“This is all because of Joe McCarthy.” John McCutcheon, folk musician and songwriter extraordinaire, was on the stage at Proctors Sunday night. He was talking about the network of folk venues and series like our own Eighth Step, which is now housed at Proctors, and which was hosting a release concert for Rise Again, the sequel songbook to Rise Up Singing, the venerable 1200-song, tiny-print, words-and-chords only songbook that has enabled thousands of groups of people to sing together over the past 25 years.
My nine year old elbowed me. “Who’s Joe McCarthy?” Oh boy.
“Tell you later,” I said. Then I did a quick mental calculation: communism vs. capitalism, Soviet communism vs. its other manifestations, democracy vs. dictatorship, Cold War, paranoia, witch hunts, the House Un-American Activities Committee. Even with the available analogies from Harry Potter and the fact that’s she’s studying Cuba in school, I decided this wasn’t going to be an intermission question either. “In the car,” I added.
McCutcheon’s point was that when Pete Seeger was blacklisted, his wife Toshi started calling around all over the country to universities and churches and other places that would host him anyway, laying much of the ground work for what we now think of as the folk music “scene.”
It’s a classic silver-lining story, one that does not in any way outweigh the bad thing that happened, but reminds us of how people survived and made good things in the face of it. I had that feeling that I do periodically that it’s important to remember the past not only so that we don’t idealize it, downplay the awful stuff, or repeat the mistakes, but also for some perspective. Things do change—not always for the better, and some things not nearly as fast they should. But we are not the first generation to feel besieged by challenges and outrages. It doesn’t sound all that deep to say that, because it isn’t. My point being that sometimes to remember that, you have to experience it in a different way—song, novel, film.
Bonus points for something you do collectively. It is possible that my dream brain may have mixed a bunch of these conversations and past and present issues together and served me up a dream that night of the FBI coming to my house to search for smuggled goods we were hiding somehow in service of helping Syrian refugees, but more importantly, after that concert I have also spent the week with songs of protest—and also songs of love and grief and joy—rattling around in my head even more than usual.
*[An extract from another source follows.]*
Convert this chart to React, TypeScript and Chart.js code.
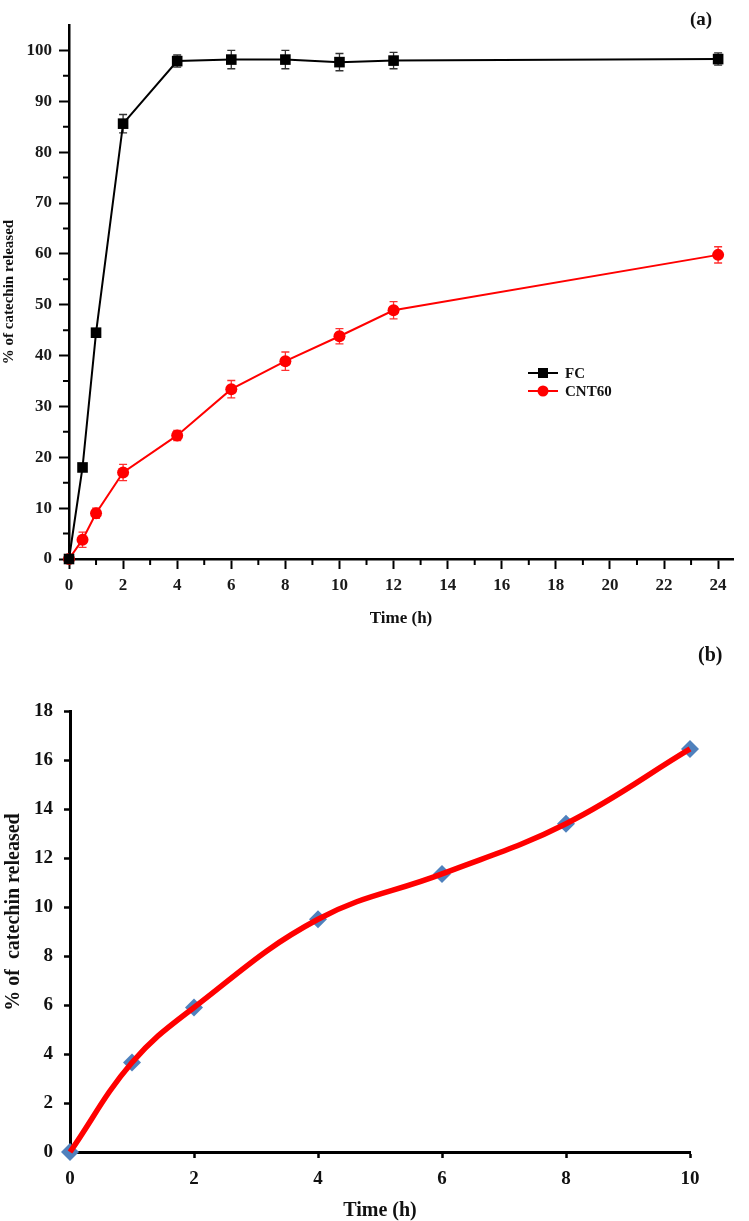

I think it’s pretty safe to say that with my pub/sea chantey singing habit, I sing in large groups more than the average American, but it was still special to sing this wider range of songs with an entire theater full of people. And it seemed really special somehow to have the mix of songs represented in the book there in the room. Rise Again, while it does not strive for any kind of fake “balance” or neutrality when it comes to politics, and like Rise Up Singing has chapters with titles like “Peace,” “Struggle,” “Rich & Poor,” is not intended as a protest hymnal. It is intended first and foremost to encourage people to gather and sing together.
And one really good way to do that is to include a lot of songs that people know and love and could sing together but might not quite have all the words to right at the tips of their tongues. That means this “folk” songbook also has rock songs, Motown, blues, country, gospel, and Broadway. There’s “I Heard It Through the Grapevine,” the Indigo Girls’ “Galileo” (which I will say I have sung around quite a lot of campfires), They Might Be Giants’ “Birdhouse in Your Soul.” Heaven help us all, they included “Let It Go” (as well they should have, I suppose).
And so at the concert we had stirring and inspiring social justice anthems from the performers Emma’s Revolution, Kim & Reggie Harris, and McCutcheon, but we also got to join in with all of them, and Rise Again’s editors Peter Blood and Annie Patterson, on “Under the Boardwalk” and “I’m a Believer.” There’s no great meaning to that except the energy it created, the smiles, the sense of connection.
I hope that in a world with unlimited customizable channels there will still be some songs that some large percentage of my children’s generation will break into a grin over and want to hop in and sing along. It just might break the ice enough for a discussion of economic systems, history, democracy, paranoia, struggle, and hope.